Genesis Global Trading, a wholly-owned subsidiary of Barry Silbert’s Digital Currency Group (DCG) and one of the largest over-the-counter (OTC) crypto dealers, says that it has “originated $553 million in digital currency loans” since March 2018.
On its website, New York based Genesis Global Trading (“Genesis”), formerly the Trading Division of SecondMarket, says that it has been “facilitating transactions of illiquid assets for over 10 years, and that since May 2013, it has been “providing two-sided liquidity on a daily basis for buyers and sellers of digital currency.”
On Thursday (18 October 2018), Genesis released its first-ever “Digital Asset Lending Snapshot: 2018 Q3 Insights” report, which talks about the institutional crypto loan activity facilitated by Genesis since it launched its new lending business on 1 March 2018. Genesis says that “through client feedback and the rise of derivative marketplaces,” it has seen “a meaningful increase in the number of market participants wanting to borrow and/or lend digital currencies.”
Here are some of the main highlights from the report:
- “Since launch, we have seen more than half a billion dollars flow through our lending desk across nearly a dozen digital assets and 60+ institutional counterparties around the world. “
- “Today, our loan book stands at $130M in active loans outstanding, which has steadily grown over the year despite the fall in digital asset prices.”
- “Our clients are entirely institutional and include hedge funds, trading firms, and companies that use digital currencies as working capital. Hedge funds generally have thesis-driven views on assets and borrow to short for prolonged periods.” Trading firms, on the other hand, borrow to quickly arbitrage discrepancies in the market and avoid directional risk. Lastly, companies borrow as a means of working capital to scale their businesses, such as remittance payments to customers.”

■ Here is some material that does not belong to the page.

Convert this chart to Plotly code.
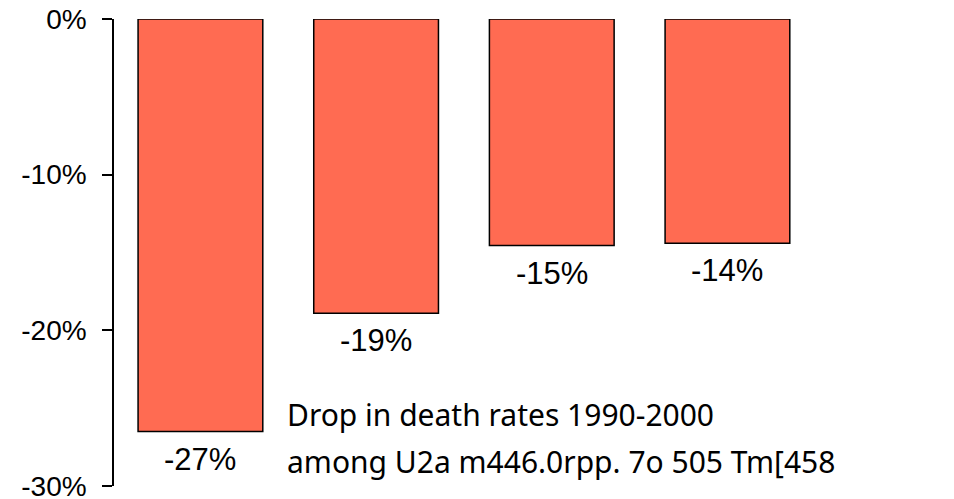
import plotly.graph_objects as go

categories = ["A", "B", "C", "D"]
values = [-26.5, -18.9, -14.55, -14.4]
bar_labels = ["-27%", "-19%", "-15%", "-14%"]
y_ticks = [0, -10, -20, -30]
y_tick_labels = ["0%", "-10%", "-20%", "-30%"]
note_line1 = "Drop in death rates 1990-2000"
note_line2 = "among U2a m446.0rpp. 7o 505 Tm[458"

xpos = list(range(len(categories)))

fig = go.Figure()
fig.add_trace(go.Bar(
    x=xpos, y=values, width=0.71,
    marker=dict(color="#FF6B52", line=dict(color="black", width=1.5)),
    hoverinfo="skip",
))

for xi, v, lab in zip(xpos, values, bar_labels):
    fig.add_annotation(x=xi, y=v, text=lab, showarrow=False, xanchor="center",
                       yanchor="top", yshift=-8,
                       font=dict(family="Liberation Sans, Arial", size=31, color="black"))

fig.add_annotation(x=0.48, y=-25.4, xref="x", yref="y", text=note_line1, showarrow=False,
                   xanchor="left", yanchor="middle",
                   font=dict(family="Noto Sans", size=30, color="black"))
fig.add_annotation(x=0.48, y=-28.4, xref="x", yref="y", text=note_line2, showarrow=False,
                   xanchor="left", yanchor="middle",
                   font=dict(family="Noto Sans", size=30, color="black"))

fig.update_layout(
    width=954, height=499,
    margin=dict(l=114, r=0, t=19, b=13, autoexpand=False),
    paper_bgcolor="white", plot_bgcolor="white",
    showlegend=False,
    xaxis=dict(visible=False, range=[-0.492, -0.492 + 840 / 175.67]),
    yaxis=dict(range=[-30, 0], tickvals=y_ticks, ticktext=y_tick_labels,
               automargin=False,
               showline=True, linecolor="black", linewidth=1.5,
               ticks="outside", ticklen=10, tickwidth=1.5, tickcolor="black",
               showgrid=False, zeroline=False, ticklabelstandoff=10,
               ticklabeloverflow="allow",
               tickfont=dict(family="Liberation Sans, Arial", size=28, color="black")),
)

fig.write_html(
    "out.html",
    config={"displayModeBar": False},
    post_script="document.body.style.margin='0';document.body.style.overflow='hidden';",
)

- “When we launched in March, the loan book was largely split between Bitcoin (BTC) and Ethereum (ETH), with Monero (XMR) third. Over the following months, ETH interest waned as its price fell nearly 80% from March highs, and short interest plummeted. At the same time, we saw increased demand in other alternative currencies, such as XRP, Litecoin (LTC), and Ethereum Classic (ETC). Bitcoin demand remained consistent throughout the year, as it is the most widely used asset for non-speculative reasons, like working capital in remittance and arbitrage trading across exchanges.
- “Early in the quarter, working capital drove the majority of loans. In September, however, hedge funds became more active on the short-side and added to their speculative long-term positions. Trading firms also saw increased opportunities for arbitrage and market-making as derivative liquidity increased across markets. These firms generally borrow digital assets to trade against derivatives like futures and swaps. We believe this kind of activity will continue to pick up as derivative markets mature.”
Michael Moro, the CEO of Genesis Global Trading, told Bloomberg in an interview that “the majority of what the firm lends is borrowed from other holders”, and that “Genesis pays between 5 percent and 7 percent to borrow cryptocurrencies and then charges about 10 percent or 11 percent to lend.”